An agent suing Zion Williamson points to new housing and luxury cars in his parents’ name as evidence that he received improper benefits to sway him to attend Duke.
New court filings submitted Wednesday also call for Duke head coach Mike Krzyzewski to testify based on statements he made on the NCAA’s pay-for-play scandal.
The court filings reported by The Athletic’s Daniel Wallach call for discovery and are the latest in a lawsuit filed by marketing agent Gina Ford seeking $100 million from Williamson and his representation after he left Prime Marketing Sports to sign with CAA.
Williamson left his five-year deal with Ford’s Prime Marketing Sports a month after signing it. He sued the agency, claiming that the contract was illegal under North Carolina agent laws in place to protect amateur athletes. The lawsuit against Williamson seeks to prove that he wasn’t eligible to play at Duke to begin with and therefore not protected by the law.
Housing and car claims
Wednesday’s filing claims that Williamson’s parents moved from a $153,000 South Carolina home with a monthly rent of $895 into a North Carolina home valued at $950,000 with a rent listing of $4,995 a month upon signing with Duke.
That home is owned by a Duke alumnus, according to the filing.
Gina Ford’s attorneys also point to the improved housing situation of Zion Williamson’s parents as evidence that he was paid to attend Duke:— Daniel Wallach (@WALLACHLEGAL) June 10, 2020
Pre-Duke: $895 monthly rental in South Carolina:
At Duke: resided in NC property valued at $950.000 (with listed monthly rent at $4,995) pic.twitter.com/WSr4Zu48ky
Ford also points to three luxury cars registered to Williamson’s parents — a 2018 Mercedes Benz G Wagon, a 2016 GMC Yukon and a 2015 Cadillac Escalade — citing DMV records as evidence.
The filing also seeks testimony from Krzyzewski while pointing to comments he made on the NCAA’s pay-for-play scandal in 2018.
“Testimony from Coach K is warranted regarding his statements about the NCAA “pay to play” scandal as, when questions about some and any alleged involvement by Duke, he stated that the scandal was just a “blip/minute,” the filing reads.
Wednesday’s filings also point to Nike representatives discussing alleged payments to Williamson in 2017, citing Southern District of New York court records.
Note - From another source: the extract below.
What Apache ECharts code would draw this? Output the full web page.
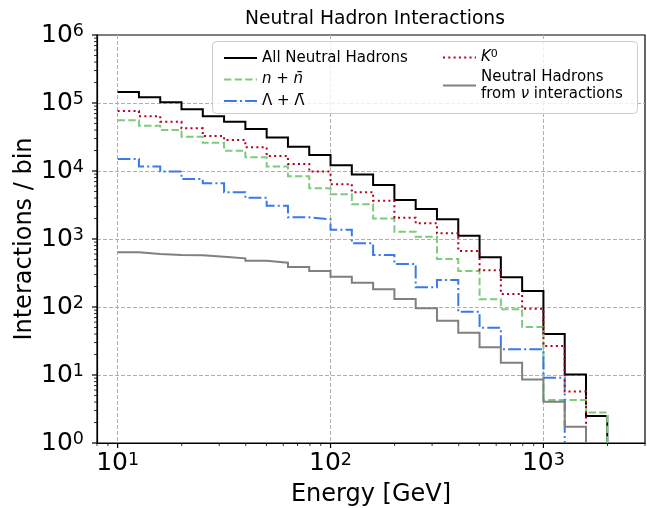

Duke is a Nike school.
The public record evidence that Gina Ford relies on to sow doubts about Zion Williamson’s eligibility as a “student-athlete” are various exhibits from SNDY college basketball corruption case. Among them are text messages between Nike officials discussing payment to Zion in 2017. pic.twitter.com/FFW4dVKvgn— Daniel Wallach (@WALLACHLEGAL) June 10, 2020
Williamson’s lawyer: ‘Shameful attempt to distract’
Williamson's attorney Jeffrey S. Klein called the filing “a shameful attempt to distract from their admitted violations of North Carolina law” in a statement provided to the Raleigh News & Observer.
“As Duke University stated in 2019, they and the NCAA both investigated and confirmed Mr. Williamson's student-athlete eligibility," Klein wrote. "The defendants' baseless allegations are a continuation of the predatory acts the agent statute was designed to protect against.”
Williamson played one season at Duke before becoming the No. 1 overall pick by the New Orleans Pelicans in the 2019 NBA draft. Prime Marketing filed its lawsuit last June on the eve of the NBA draft, a week after Williamson filed his lawsuit against the agency.